A silhouetted figure can be found in many of his works – often a figure cut out of paper and painted a solid dark color. Sometimes the silhouette might be painterly, such as a woman walking in the snow, but in several works in this exhibition, the silhouette is of a hanging man.
Upon entering the gallery, a visitor will see a wall of cityscapes, with beautiful red brick buildings under a blue sky. At first these suggest Hopper’s urban scenes, but on closer inspection, this is a world in which Black people have been left with the crumbs after white flight.
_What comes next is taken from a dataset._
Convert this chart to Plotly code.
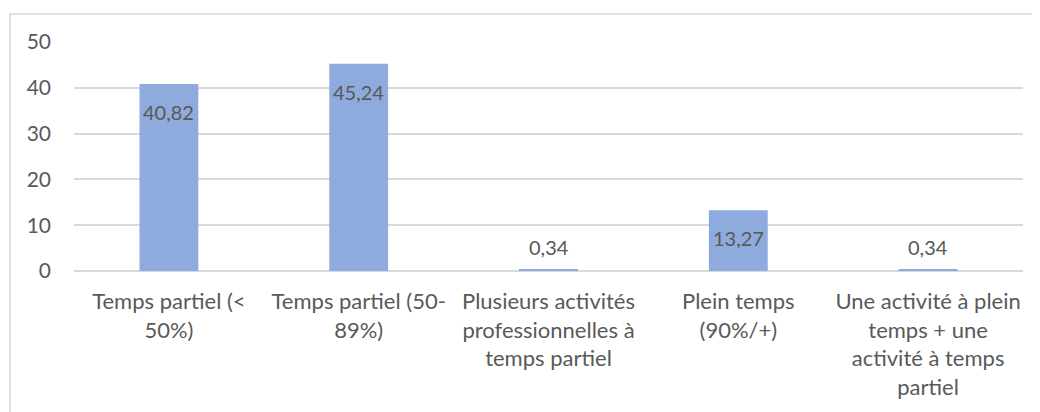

Train tracks are an integral part of Johnson’s world. “Sunset,” a large painting, is an aerial view of a streetscape with train tracks twisting down the middle, almost like a roller coaster ride. Johnson uses the elevated tracks and trusses as a framing device, creating geometric shapes – Kelly compares it to abstract expressionist Richard Diebenkorn, known for presenting the world in geometric shapes.
The constructions, placed on pedestals in the gallery, can and should be viewed from all sides. They are like dollhouses of a grittier world, incorporating roofing material, wooden shards, clay, and other repurposed materials from Johnson’s large collection.
One large painting includes Frederick Douglas’s image. From a sliver of newspaper, the following words can be deciphered: beaten, battle, African, incendiary, wives, homes, sustain.
In “Lynch Memory,” several Black men are seated as the silhouette of a hanging man dangles outside. “Detox” is scrawled on one wall. What, exactly, is the target for detox? In another, “REHAB” is printed on a door, and inside, a man is smoking. Looking at these desperate situations, one can understand the succor that comes from a smoke, a bottle, a hit.
“Storm Coming” is reminiscent of Hopper’s “Early Sunday Morning” with its red brick buildings under a bright blue sky, except that here we see a few Black men in hoodies, and “Trayvon” inscribed on the elevated train tracks. In “Saint Peter and Paul’s,” a white policeman has his eye on a Black man carrying a briefcase.
The title for “Who is Eligible” comes from text pasted on a building façade, partially painted over. So many of the people in Johnson’s tableaus seem to be waiting. Waiting for a bus, waiting while having a Coke against a graffitied wall. It is an existential waiting.
“What I love about Leroy is his I’ll-do-whatever-the-(expletive)-I-want approach,” says Kelly. “He manages to cherish the process of artmaking, while functioning as a disrupter. He has a reverence for the reality of the experience, and irreverence for art history.”